By John Pierce

During a recent work-related trip, I was enjoying breakfast and watching the various people come in for their morning caffeine and nourishment. One woman placed her order and was asked the familiar question: “For here or to go?”

Her reply was less than direct. The employee simply wanted to know whether to put the bagel on a plate or in a bag.

“Well, I don’t know,” the customer responded, as if mulling over the final Jeopardy answer. “I guess you can put it in a bag. But I’m probably going to sit over here and eat some of it … then I might take the rest of it home…”

Of course, she could have put it another way: “To go, please.”

I smiled, thinking this woman was much like my mother in that she always told restaurant servers, grocery store cashiers and other service people more than was necessary.

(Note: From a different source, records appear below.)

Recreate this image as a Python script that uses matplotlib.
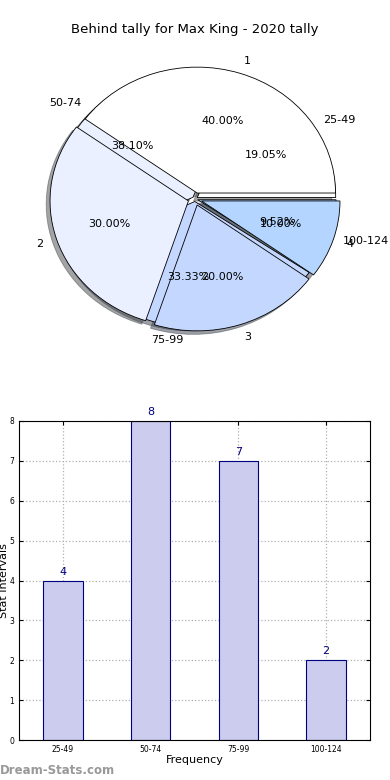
import matplotlib
matplotlib.use("Agg")
import matplotlib.pyplot as plt

# data
title = "Behind tally for Max King - 2020 tally"
tally_labels = ["1", "2", "3", "4"]
tally_values = [4, 3, 2, 1]
interval_labels = ["25-49", "50-74", "75-99", "100-124"]
frequencies = [4, 8, 7, 2]
pie_colors = ["#ffffff", "#eaf0ff", "#c4d8ff", "#b3d5ff"]

fig = plt.figure(figsize=(3.9, 7.8), dpi=100)
fig.text(0.5, 1 - 30 / 780, title, ha="center", va="center", fontsize=9.5)

# pie (two pies drawn on the same axes)
ax1 = fig.add_axes([40 / 390, 1 - 340 / 780, 310 / 390, 282 / 780])
ax1.pie(frequencies, labels=interval_labels, colors=pie_colors, autopct="%.2f%%",
        explode=[0.02] * 4, shadow=True, startangle=0, counterclock=True,
        wedgeprops=dict(edgecolor="black", linewidth=0.6),
        textprops=dict(fontsize=8))
ax1.pie(tally_values, labels=tally_labels, colors=pie_colors, autopct="%.2f%%",
        explode=[0.05] * 4, shadow=True, startangle=0, counterclock=True,
        wedgeprops=dict(edgecolor="black", linewidth=0.6),
        textprops=dict(fontsize=8))
ax1.set_aspect("auto")
ax1.set_xlim(-1.12, 1.12)
ax1.set_ylim(-1.12, 1.12)

# bar chart
ax2 = fig.add_axes([19 / 390, 1 - 740 / 780, 351 / 390, 319 / 780])
x = range(len(frequencies))
bars = ax2.bar(x, frequencies, width=0.45, color="#ccccee", edgecolor="navy", linewidth=0.8, zorder=2)
for b, v in zip(bars, frequencies):
    ax2.text(b.get_x() + b.get_width() / 2, v + 0.1, str(v), ha="center", va="bottom",
             color="navy", fontsize=8)
ax2.set_xlim(-0.5, 3.5)
ax2.set_ylim(0, 8)
ax2.set_xticks(list(x))
ax2.set_xticklabels(interval_labels)
ax2.tick_params(direction="in", labelsize=5.5, length=3, top=True, right=True)
ax2.grid(True, linestyle=":", color="#b0b0b0", linewidth=0.9, zorder=0)
ax2.set_axisbelow(True)
ax2.set_xlabel("Frequency", fontsize=8, labelpad=1)
ax2.set_ylabel("Stat Intervals", fontsize=8, labelpad=0)

fig.text(0.0, 1 - 770 / 780, "Dream-Stats.com", ha="left", va="center",
         fontsize=8.5, color="#999999", fontweight="bold")

fig.savefig("out.png", dpi=100)
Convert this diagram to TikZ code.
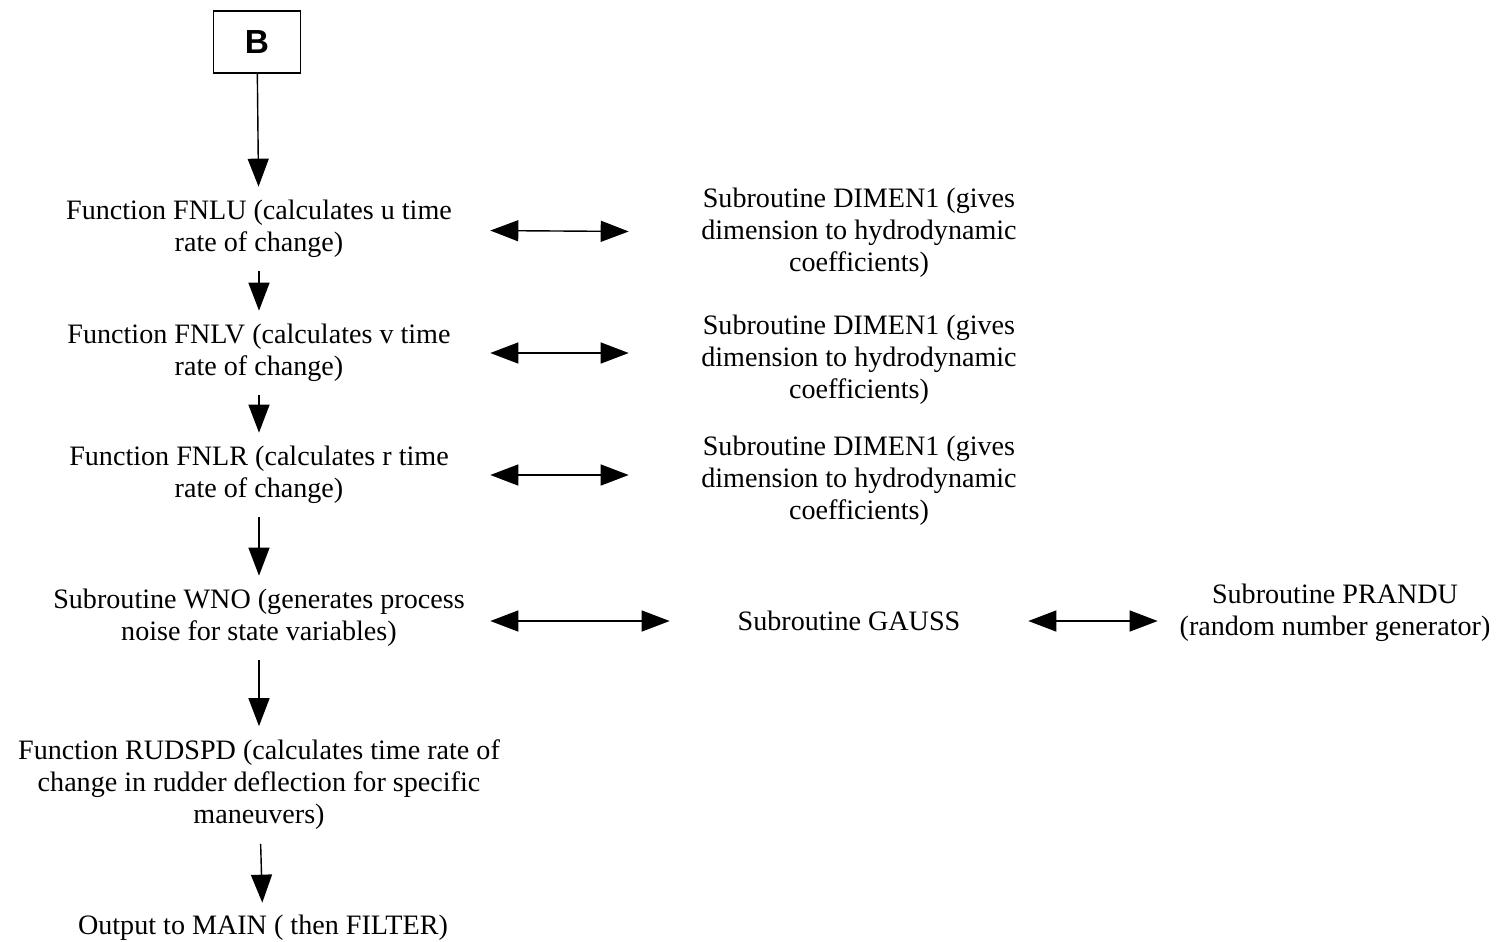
\documentclass[tikz,border=0pt]{standalone}
\usepackage{fontspec}
\setmainfont{Liberation Serif}
\setsansfont{Liberation Sans}
\usetikzlibrary{arrows.meta}

\begin{document}
\begin{tikzpicture}[x=0.02cm, y=-0.02cm,
		font=\fontsize{16}{18.2}\selectfont,
		lbox/.style={align=center, minimum width=9.24cm, minimum height=1.68cm, inner sep=0pt},
		rbox/.style={align=center, minimum width=9.2cm, inner sep=0pt},
		link/.style={-{Triangle[length=0.56cm, width=0.42cm]}, line width=0.8pt},
		dlink/.style={{Triangle[length=0.56cm, width=0.42cm]}-{Triangle[length=0.56cm, width=0.42cm]}, line width=0.8pt}]
		\useasboundingbox (0,0) rectangle (1499,941);
		
		% left column
		\node [draw, line width=0.8pt, minimum width=1.74cm, minimum height=1.24cm, font=\sffamily\bfseries\fontsize{19}{22}\selectfont] (b) at (257,42) {B};
		\node [lbox] (fnlu) at (259,229) {Function FNLU (calculates u time\\rate of change)};
		\node [lbox] (fnlv) at (259,353) {Function FNLV (calculates v time\\rate of change)};
		\node [lbox] (fnlr) at (259,475) {Function FNLR (calculates r time\\rate of change)};
		\node [lbox] (wno) at (259,618) {Subroutine WNO (generates process\\noise for state variables)};
		\node [lbox, minimum height=2.34cm] (rudspd) at (259,785) {Function RUDSPD (calculates time rate of\\change in rudder deflection for specific\\maneuvers)};
		\node [lbox, minimum height=1cm] (out) at (263,928) {Output to MAIN ( then FILTER)};
		
		% right side
		\node [rbox] (dimu) at (859,233) {Subroutine DIMEN1 (gives\\dimension to hydrodynamic\\coefficients)};
		\node [rbox] (dimv) at (859,360) {Subroutine DIMEN1 (gives\\dimension to hydrodynamic\\coefficients)};
		\node [rbox] (dimr) at (859,481) {Subroutine DIMEN1 (gives\\dimension to hydrodynamic\\coefficients)};
		\node [rbox, minimum width=7.16cm] (gauss) at (849,621) {Subroutine GAUSS};
		\node [rbox, minimum width=7.08cm] (prandu) at (1335,613) {Subroutine PRANDU\\(random number generator)};
		
		\draw [link] (b) -- (fnlu);
		\draw [link] (fnlu) -- (fnlv);
		\draw [link] (fnlv) -- (fnlr);
		\draw [link] (fnlr) -- (wno);
		\draw [link] (wno) -- (rudspd);
		\draw [link] (rudspd) -- (out);
		
		\draw [dlink] (fnlu) -- (dimu);
		\draw [dlink] (fnlv) -- (fnlv -| dimv.west);
		\draw [dlink] (fnlr) -- (fnlr -| dimr.west);
		\draw [dlink] (gauss -| wno.east) -- (gauss);
		\draw [dlink] (gauss) -- (gauss -| prandu.west);
	\end{tikzpicture}
\end{document}
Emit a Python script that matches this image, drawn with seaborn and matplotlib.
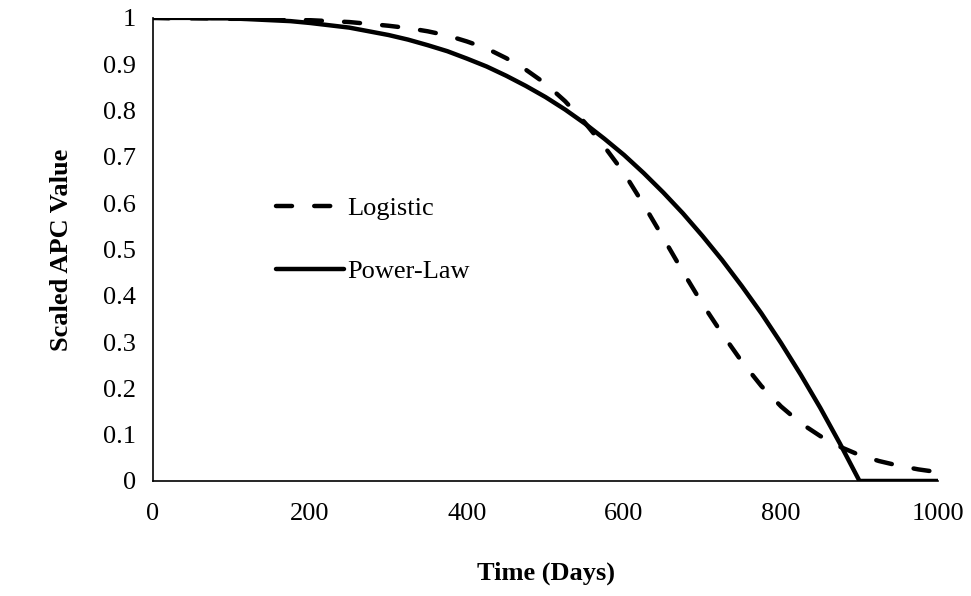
import matplotlib
matplotlib.use("Agg")
import matplotlib.pyplot as plt
import seaborn as sns
import pandas as pd
from matplotlib.ticker import FuncFormatter

# Time axis (days) and scaled APC values for the two decay models
days = [0, 25, 50, 75, 100, 125, 150, 175, 200, 225, 250, 275, 300, 325, 350,
        375, 400, 425, 450, 475, 500, 525, 550, 575, 600, 625, 650, 675, 700,
        725, 750, 775, 800, 825, 850, 875, 900, 925, 950, 975, 1000]

logistic = [1.000, 0.999, 0.999, 0.999, 0.998, 0.998, 0.997, 0.996, 0.995,
            0.993, 0.991, 0.987, 0.983, 0.978, 0.971, 0.962, 0.949, 0.934,
            0.913, 0.888, 0.858, 0.820, 0.774, 0.722, 0.665, 0.597, 0.525,
            0.452, 0.382, 0.318, 0.258, 0.205, 0.161, 0.125, 0.097, 0.074,
            0.056, 0.043, 0.033, 0.025, 0.019]

power_law = [1.000, 1.000, 1.000, 0.999, 0.999, 0.997, 0.995, 0.993, 0.989,
             0.984, 0.979, 0.971, 0.963, 0.953, 0.941, 0.928, 0.912, 0.895,
             0.875, 0.853, 0.829, 0.802, 0.772, 0.739, 0.704, 0.665, 0.623,
             0.578, 0.529, 0.477, 0.421, 0.362, 0.298, 0.230, 0.158, 0.081,
             0.000, 0.000, 0.000, 0.000, 0.000]

x_ticks = [0, 200, 400, 600, 800, 1000]
y_ticks = [0, 0.1, 0.2, 0.3, 0.4, 0.5, 0.6, 0.7, 0.8, 0.9, 1.0]

df = pd.DataFrame({"Time": days, "Logistic": logistic, "Power-Law": power_law})

sns.set_theme(style="white")
plt.rcParams["font.family"] = ["Liberation Serif", "DejaVu Serif"]
plt.rcParams["text.color"] = "black"
plt.rcParams["axes.labelcolor"] = "black"

fig = plt.figure(figsize=(9.71, 5.96), dpi=100)
ax = fig.add_axes([0.1576, 0.193, 0.8084, 0.777])

sns.lineplot(data=df, x="Time", y="Logistic", ax=ax, color="black",
             linewidth=3.2, label="Logistic")
dashed = ax.lines[-1]
dashed.set_linestyle((0, (3.6, 5.0)))
dashed.set_dash_capstyle("round")
sns.lineplot(data=df, x="Time", y="Power-Law", ax=ax, color="black",
             linewidth=3.2, label="Power-Law")

ax.set_xlim(0, 1000)
ax.set_ylim(0, 1)
ax.set_xticks(x_ticks)
ax.set_yticks(y_ticks)
ax.yaxis.set_major_formatter(FuncFormatter(lambda v, p: f"{v:g}"))

for side in ("top", "right"):
    ax.spines[side].set_visible(False)
for side in ("left", "bottom"):
    ax.spines[side].set_color("black")
    ax.spines[side].set_linewidth(1.2)

ax.tick_params(axis="both", direction="out", length=6, width=1.2,
               colors="black", labelcolor="black", labelsize=19, pad=6)
ax.tick_params(axis="x", pad=10)

ax.set_xlabel("Time (Days)", fontsize=19, fontweight="bold", labelpad=26,
              color="black")
ax.set_ylabel("Scaled APC Value", fontsize=19, fontweight="bold", labelpad=22,
              color="black")

leg = ax.legend(loc="upper left", bbox_to_anchor=(0.126, 0.665), frameon=False,
                fontsize=19, handlelength=2.6, handletextpad=0.1,
                labelspacing=1.5)
for t in leg.get_texts():
    t.set_color("black")
leg.get_lines()[0].set_dash_capstyle("round")

fig.savefig("out.png", dpi=100)
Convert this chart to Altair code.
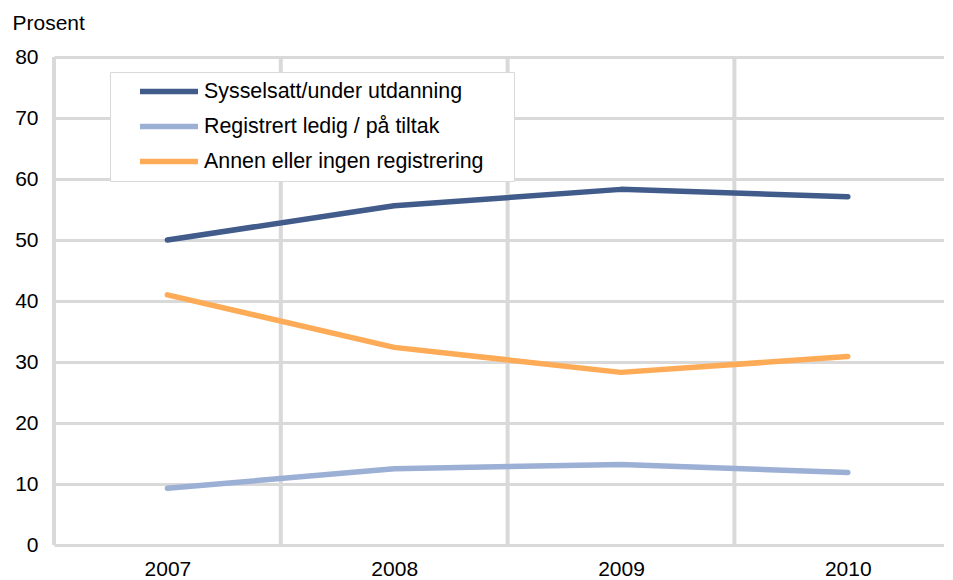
import altair as alt
import pandas as pd

years = [2007, 2008, 2009, 2010]
series_names = ["Sysselsatt/under utdanning", "Registrert ledig / på tiltak", "Annen eller ingen registrering"]
sysselsatt = [50.0, 55.6, 58.3, 57.1]
registrert = [9.3, 12.5, 13.2, 11.9]
annen = [41.0, 32.4, 28.3, 30.9]
colors = ["#415b8b", "#9cafd5", "#fdab57"]
y_ticks = [0, 10, 20, 30, 40, 50, 60, 70, 80]

rows = []
for name, vals in zip(series_names, [sysselsatt, registrert, annen]):
    for yr, v in zip(years, vals):
        rows.append({"year": yr, "value": v, "series": name})
df = pd.DataFrame(rows)

# category boundaries for vertical gridlines
bounds = pd.DataFrame({"b": [y - 0.5 for y in years]})

FONT = "Liberation Sans"
GRID = "#d9d9d9"
PX_PER_YEAR = 226.8
W = 890
H = 488
x_scale = alt.Scale(domain=[2006.5, 2006.5 + W / PX_PER_YEAR], nice=False, zero=False)

x_axis = alt.Axis(
    values=years, format="d", grid=False, ticks=False, domain=False,
    labelFontSize=21, labelFont=FONT, labelColor="#000000", labelPadding=13,
    title=None, labelFlush=False,
)

vgrid = alt.Chart(bounds).mark_rule(color=GRID, strokeWidth=4).encode(
    x=alt.X("b:Q", scale=x_scale, axis=x_axis)
)

lines = alt.Chart(df).mark_line(strokeWidth=5.5, strokeCap="round", strokeJoin="round").encode(
    x=alt.X("year:Q", scale=x_scale, axis=x_axis),
    y=alt.Y(
        "value:Q",
        scale=alt.Scale(domain=[0, 80], nice=False),
        axis=alt.Axis(
            values=y_ticks, grid=True, gridColor=GRID, gridWidth=3, ticks=False, domain=False,
            labelFontSize=21, labelFont=FONT, labelColor="#000000", labelPadding=16,
            title="Prosent", titleAngle=0, titleX=-42, titleY=-28, titleAlign="left",
            titleBaseline="alphabetic", titleFontSize=21, titleFont=FONT,
            titleFontWeight="normal", titleColor="#000000",
        ),
    ),
    color=alt.Color(
        "series:N",
        scale=alt.Scale(domain=series_names, range=colors),
        legend=alt.Legend(
            title="\u2800", titleOrient="right", titlePadding=6, titleFontSize=21,
            titleFont="DejaVu Sans", titleColor="#ffffff",
            orient="none", legendX=56, legendY=15,
            padding=8, strokeColor=GRID, fillColor="#ffffff",
            symbolType="stroke", symbolStrokeWidth=5.5, symbolSize=3364,
            symbolOffset=19, labelOffset=3, clipHeight=23, rowPadding=12,
            labelFontSize=21.4, labelFont=FONT, labelColor="#000000", labelLimit=400,
        ),
    ),
    order="year:Q",
)

chart = alt.layer(vgrid, lines).properties(
    width=W, height=H,
    autosize=alt.AutoSizeParams(type="none"),
    padding={"left": 46, "top": 49, "right": 0, "bottom": 35},
).configure_view(stroke=None).configure(background="#ffffff")

chart.save("out.html", embed_options={"renderer": "svg", "actions": False})
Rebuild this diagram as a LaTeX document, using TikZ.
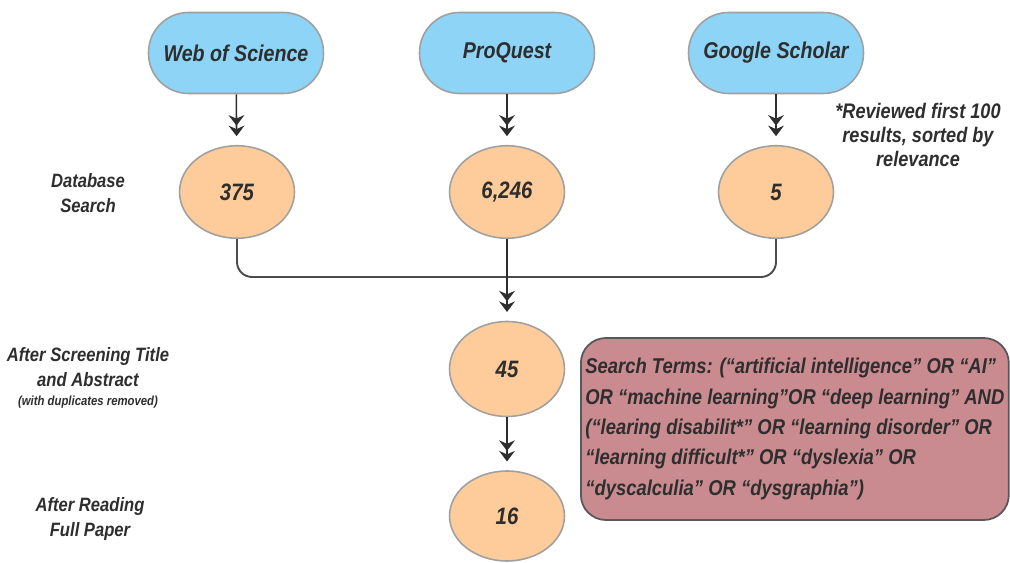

When I’d returned home to visit as a young adult, Mom had to introduce me to everyone, everywhere we went. “This is our second son; he lives in Marietta; he went college at….”

I’d usually jump into the conversation and add: “…And he would like the baked chicken, pinto beans, turnip greens and cornbread, please.”

But, before the server could head for the kitchen, Mom would pick back up with a detailed explanation of how much I always enjoyed the pinto beans and cornbread she made for me growing up — but that she didn’t prepare turnip greens although one of her relatives served them every Sunday.

To my mother, there was no difference in the way she spoke to a cousin or longtime neighbor and to the persons who sold her milk, shoes or cheeseburgers.

Like the woman who recently offered a long discourse on how and where she planned to eat her bagel, my mother routinely blurred professional and personal relationships.  Sometimes it embarrassed me.

However, I’ve decided that approach to human interaction isn’t all bad. I’d rather a customer tell a service employee too much personal information than treat him or her in a dismissive, disrespectful way.

And now I’ve noticed some blurring of professional/personal lines in my own life.

For example, Facebook has brought together a wide and odd assortment of more than 600 persons I’ve known throughout my life. [FB friends, you can decide whether I’m calling you either wide or odd:)]

Some are relatives and longtime friends while others have more professional connections. But Facebook calls you my “friend,” so I will treat you as one.

Similarly, some persons who began as professional collegues, subscribers, supporters, vendors, etc., have evolved into personal friends as well. That’s a nice transition.

There is something gratifying when those lines get blurred a little — if it leads to new friendships and treating people more respectfully.